RisingWave also handles the ordering guarantee: snapshot expiration runs after the current commit is stable, so orphan files from the current write cycle are never at risk.

8. The Risk of Aggressive Expiration

Expiring snapshots too aggressively breaks concurrent readers. If a Spark job opens a snapshot at 10:00 AM, scans for 20 minutes, and your GC job deletes that snapshot at 10:15 AM, the reader fails mid-scan.

The failure mode is a FileNotFoundException or a "snapshot not found" error, depending on the catalog and reader implementation. This is a hard failure, not a graceful degradation.

Three mitigations:

Always set min_snapshots_to_keep = 2 or higher. This guarantees the most recent snapshots survive even if they're outside the age window.
Use a longer expiry window than your longest-running query. If your Spark jobs run for up to 2 hours, set snapshot expiry to at least 24 hours to leave a safe buffer.
Implement reader timeout handling. Design your pipelines to retry on snapshot-not-found errors and re-read from the latest available snapshot.

GC Configuration Checklist

Setting	Recommended Value	Notes
`history.expire.max-snapshot-age-ms`	604800000 (7 days)	Set at table level for auto expiry
`history.expire.min-snapshots-to-keep`	2	Never set to 0 in production
Orphan file retention	72 hours (3 days)	Protects in-flight writes
Snapshot expiration frequency	Daily or after N commits	Daily for batch; per-N for streaming
Orphan cleanup frequency	Weekly	Less frequent than snapshot expiry
Expiry before orphan cleanup	Always	Order matters
Monitor `total-data-files`	Yes	Signals if GC is keeping up
Concurrent reader buffer	Expiry window > max query time	Prevents mid-scan failures

FAQ

Q: Does expire_snapshots delete data files?

No. expire_snapshots only removes snapshot metadata entries, orphaned manifest list files, and orphaned manifest files. Data files are handled separately by the orphan file cleanup procedure (remove_orphan_files). Skipping orphan cleanup means your storage cost does not decrease even after snapshot expiration runs.

Q: What happens if I run expire_snapshots too aggressively?

Active readers that opened a snapshot reference before expiry will fail mid-scan with a "snapshot not found" or FileNotFoundException error. Set min_snapshots_to_keep to at least 2 and make the expiry window longer than your longest-running query to prevent this.

Q: How do I know if my GC loop is working?

Query the snapshots metadata table and check total-data-files and total-delete-files. Watch the S3 storage bytes for your table prefix over time.

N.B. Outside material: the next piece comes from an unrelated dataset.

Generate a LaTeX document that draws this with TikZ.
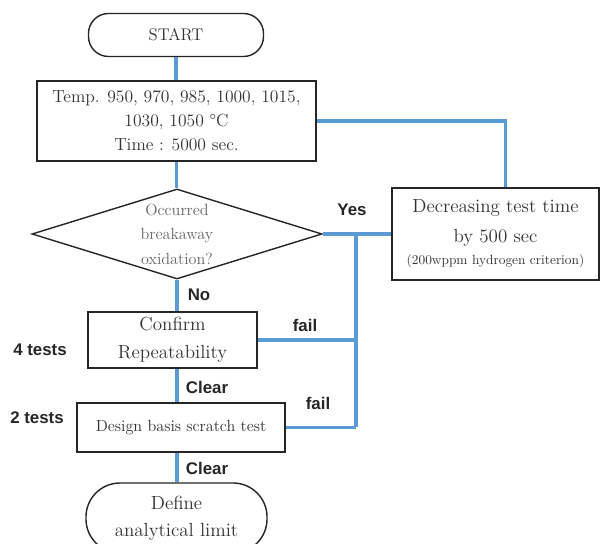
\documentclass[tikz,border=0pt]{standalone}
\usepackage{fontspec}
\newfontfamily\labelfont{Liberation Sans}
\usetikzlibrary{shapes.geometric}
\usepackage{xcolor}
\definecolor{lineBlue}{RGB}{91,155,213}
\colorlet{boxText}{black!80}
\colorlet{softText}{black!60}

\begin{document}
\begin{tikzpicture}[x=0.025cm, y=-0.025cm,
  box/.style={draw=black!85, line width=1pt, fill=white, align=center,
    inner sep=0pt, text=boxText},
  term/.style={box, rounded corners=#1},
  link/.style={lineBlue, line width=2.2pt},
  tag/.style={font=\labelfont\bfseries\fontsize{12}{14}\selectfont, text=black!85}
]
  \useasboundingbox (0,0) rectangle (600,544);

  \node[term=0.5cm, minimum width=4.375cm, minimum height=1.075cm,
    font=\fontsize{12}{14}\selectfont] (start) at (176,35) {START};
  \node[box, minimum width=6.975cm, minimum height=2cm,
    font=\fontsize{12.5}{17}\selectfont] (cond) at (176.5,121)
    {Temp. 950, 970, 985, 1000, 1015,\\ 1030, 1050 \textdegree C\\ Time : 5000 sec.};
  \node[box, diamond, aspect=3.2, minimum width=7.25cm, minimum height=2.25cm,
    text=softText, font=\fontsize{11.5}{17.5}\selectfont] (check) at (177,234)
    {Occurred\\ breakaway\\ oxidation?};
  \node[box, minimum width=5.175cm, minimum height=2.3cm,
    font=\fontsize{13.5}{21}\selectfont] (decr) at (495.5,234)
    {Decreasing test time\\ by 500 sec\\[-5pt]
     {\fontsize{9.5}{12}\selectfont (200wppm hydrogen criterion)}};
  \node[box, minimum width=4.225cm, minimum height=1.4cm,
    font=\fontsize{13.5}{20}\selectfont] (confirm) at (172.5,340)
    {Confirm\\ Repeatability};
  \node[box, minimum width=5.2cm, minimum height=1.225cm,
    font=\fontsize{11.5}{14}\selectfont] (design) at (181,427.5)
    {Design basis scratch test};
  \node[term=0.85cm, minimum width=4.525cm, minimum height=1.75cm,
    font=\fontsize{13.5}{19}\selectfont] (define) at (176.5,518)
    {Define\\ analytical limit};

  \coordinate (back) at (356,427.5);

  \draw[link] (start.south) -- (start.south |- cond.north);
  \draw[link] (cond.south) -- (cond.south |- check.north);
  \draw[link] (cond.east) -| ([xshift=0.26cm]decr.north);
  \draw[link] (check.east) -- (decr.west);
  \draw[link] (check.south) -- (check.south |- confirm.north);
  \draw[link] (check.south |- confirm.south) -- (check.south |- design.north);
  \draw[link] (check.south |- design.south) -- (check.south |- define.north);
  \draw[link] (back |- check.east) -- (back);
  \draw[link] (confirm.east) -- (confirm.east -| back);
  \draw[link] (design.east) -- (back);

  \node[tag] (yesTag) at (352,210) {Yes};
  \node[tag] (noTag) at (199,295) {No};
  \node[tag] (failTop) at (305,325) {fail};
  \node[tag] (failLow) at (318,403) {fail};
  \node[tag] (clearTop) at (207,387) {Clear};
  \node[tag] (clearLow) at (207,468) {Clear};
  \node[tag] (fourTests) at (40,350) {4 tests};
  \node[tag] (twoTests) at (37,418) {2 tests};
\end{tikzpicture}
\end{document}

If storage keeps growing despite regular compaction and GC runs, orphan file cleanup is likely not running or is too conservative.

Q: Can I automate GC without running Spark?

Yes. Flink provides ExpireSnapshotsAction and DeleteOrphanFilesAction as part of Flink-Iceberg. RisingWave's Iceberg sink runs GC natively without requiring a separate compute engine. For catalog-managed options, some Iceberg REST catalogs and services like AWS Glue or Nessie also support automated GC policies.

Q: What is the right value for min_snapshots_to_keep?

Two is a safe minimum for most tables. It gives you one rollback target and keeps the latest snapshot available for concurrent readers. For tables with frequent schema changes or high-stakes writes, consider 3 to 5. For append-only event tables with no rollback requirements, 2 is sufficient.